[Swift-devel] app syntax ambiguity
Mihael Hategan
hategan at mcs.anl.gov
Sun Dec 16 14:43:25 CST 2007
On Sun, 2007-12-16 at 18:15 +0000, Ben Clifford wrote:
>
> On Sun, 16 Dec 2007, Mihael Hategan wrote:
>
> > Or both? As in multidimensional arrays are arrays of arrays. What we
> > want, I'm guessing, is the possibility to easily pass i[1] as an array
> > parameter instead of using something like i[i, *].
>
> That's how it looks like it works out anyway. You can already say
>
> [ [ "foo", "bar" ], ["one", "two", "three" ]]
>
> in the language at the moment - the type system isn't expressive enough to
> represent what the type of the above expression (an array of arrays of
> strings) but the appropriate DSHandle is constructed if you put the above
> in a program (because there's no type checking on array construction).
>
> I think you get what I meant by the ambiguity, though, here:
I didn't.

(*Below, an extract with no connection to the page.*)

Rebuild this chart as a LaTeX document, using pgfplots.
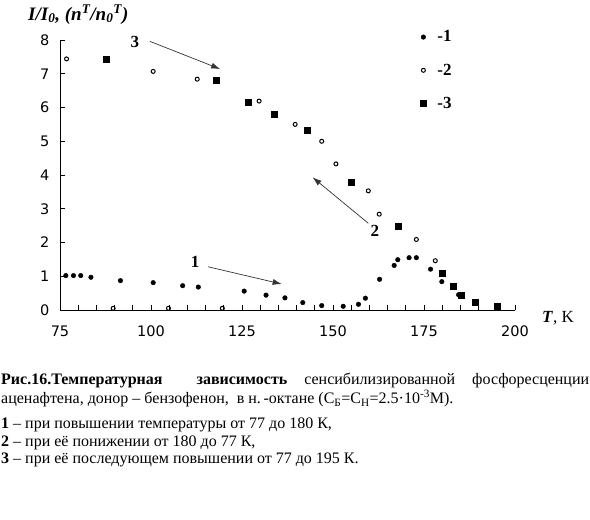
\documentclass[border=0pt]{standalone}
\usepackage{fontspec}
\setmainfont{Liberation Serif}
\newfontfamily\tickfont{DejaVu Sans}
\usepackage{pgfplots}
\pgfplotsset{compat=1.18}
\usetikzlibrary{arrows.meta}

\begin{document}
\begin{tikzpicture}
\useasboundingbox (0pt,0pt) rectangle (590pt,-520pt);
\begin{axis}[
  at={(60pt,-310pt)}, anchor=south west,
  width=455pt, height=270pt, scale only axis,
  xmin=75, xmax=200, ymin=0, ymax=8,
  axis lines=left, axis line style={-, line width=0.8pt},
  xtick={75,100,...,200}, minor x tick num=4, ytick={0,1,...,8},
  tick align=inside, major tick length=5pt, minor tick length=5pt,
  tick style={line width=0.8pt, black},
  ticklabel style={font=\tickfont\fontsize{14.5}{16}\selectfont},
  /pgf/number format/assume math mode=true,
  xticklabel style={yshift=-12pt}, yticklabel style={xshift=-7pt},
  clip=false,
  legend style={draw=none, fill=none, at={(0.785,1.05)}, anchor=north west,
    font=\bfseries\fontsize{17}{19}\selectfont, row sep=16.5pt},
  legend cell align=left,
]
% 1: heating 77 -> 180 K
\addplot[only marks, mark=*, mark size=2.3pt, black] coordinates {
(76.6,1.02) (78.7,1.02) (80.7,1.02) (83.5,0.97) (91.6,0.87) (100.6,0.81)
(108.7,0.72) (113,0.68) (125.6,0.56) (131.6,0.44) (136.8,0.36) (141.7,0.22)
(146.9,0.13) (152.8,0.11) (157,0.17) (158.9,0.35) (162.8,0.91) (166.8,1.32)
(167.8,1.49) (170.9,1.55) (172.9,1.55) (176.8,1.21) (179.9,0.84) (184.5,0.45)};
\addlegendentry{\hspace{9pt}-1}
% 2: cooling 180 -> 77 K
\addplot[only marks, mark=o, mark size=2pt, black, mark options={line width=1pt, fill=white}] coordinates {
(76.8,7.44) (89.6,0.05) (100.6,7.07) (104.8,0.05) (112.7,6.84) (119.6,0.05)
(129.7,6.19) (139.6,5.50) (146.9,5.00) (150.8,4.33) (159.7,3.53) (162.7,2.84)
(172.9,2.09) (178.1,1.46)};
\addlegendentry{\hspace{9pt}-2}
% 3: heating again 77 -> 195 K
\addplot[only marks, mark=square*, mark size=3pt, black] coordinates {
(87.7,7.44) (117.9,6.81) (126.7,6.16) (133.8,5.79) (142.9,5.33) (154.9,3.79)
(167.8,2.47) (179.9,1.08) (182.9,0.70) (185.1,0.43) (189.2,0.24) (195,0.10)};
\addlegendentry{\hspace{9pt}-3}

\draw[-{Latex[length=9pt,width=6pt]}, line width=0.7pt, black!80] (axis cs:99.7,7.96) -- (axis cs:119,7.14);
\node[font=\bfseries\fontsize{17}{19}\selectfont] at (axis cs:95.6,7.95) {3};
\draw[-{Latex[length=9pt,width=6pt]}, line width=0.7pt, black!80] (axis cs:115.7,1.28) -- (axis cs:135.9,0.77);
\node[font=\bfseries\fontsize{17}{19}\selectfont] at (axis cs:112.1,1.43) {1};
\draw[-{Latex[length=9pt,width=6pt]}, line width=0.7pt, black!80] (axis cs:159.7,2.57) -- (axis cs:144.4,3.93);
\node[font=\bfseries\fontsize{17}{19}\selectfont] at (axis cs:161.5,2.34) {2};
\end{axis}

\node[anchor=base west, inner sep=0pt, font=\bfseries\itshape\fontsize{19}{21}\selectfont] at (28pt,-20pt)
  {I/I\textsubscript{0}, (n\textsuperscript{T}/n\textsubscript{0}\textsuperscript{T})};
\node[anchor=base west, inner sep=0pt, font=\fontsize{17}{19}\selectfont] at (542pt,-322pt)
  {\textbf{\textit{T}}, K};

\node[anchor=north west, inner sep=0pt, text width=588pt, align=justify,
  font=\fontsize{16}{19}\selectfont] at (1pt,-373pt) {%
  \textbf{Рис.16.Температурная\ \ зависимость} сенсибилизированной фосфоресценции\linebreak
  аценафтена, донор – бензофенон,\ \ в н.\,-октане (С\textsubscript{Б}=С\textsubscript{Н}=2.5·10\textsuperscript{-3}М).\par
  \vspace{8pt}\fontsize{16}{17.3}\selectfont
  \textbf{1} – при повышении температуры от 77 до 180 К,\par
  \textbf{2} – при её понижении от 180 до 77 К,\par
  \textbf{3} – при её последующем повышении от 77 до 195 К.\par};
\end{tikzpicture}
\end{document}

But I do now.
>
> >> i[1][2] might mean two parameters i[1] and an array literal [2] or it
> >> might mean one parameter accessing a multidimensional array i[1][2].
>
> If i was the above, then i[1][2] might be "bar" (a string), or it might be
> two expressions:
> the array with two strings
> ["foo", "bar"]
> and then an array with one integer member
> [ 2 ]
>
> In practice, I guess, the greedy-from-the-left way of parsing seems to
> work in all the cases that anyone has come across so far so I'll probably
> leave it.
So let's be clear. This only applies to app{} blocks, right?
The syntax is somewhat ambiguous there. But the least surprise in the
context in which our multi-dimensional arrays are accessed as a[i][j]...
is for i[1][2] to mean i[1, 2]. I think the distinction can be made
based on whitespace between ']' and '['. I.e. i[1][2] vs. i[1] [2].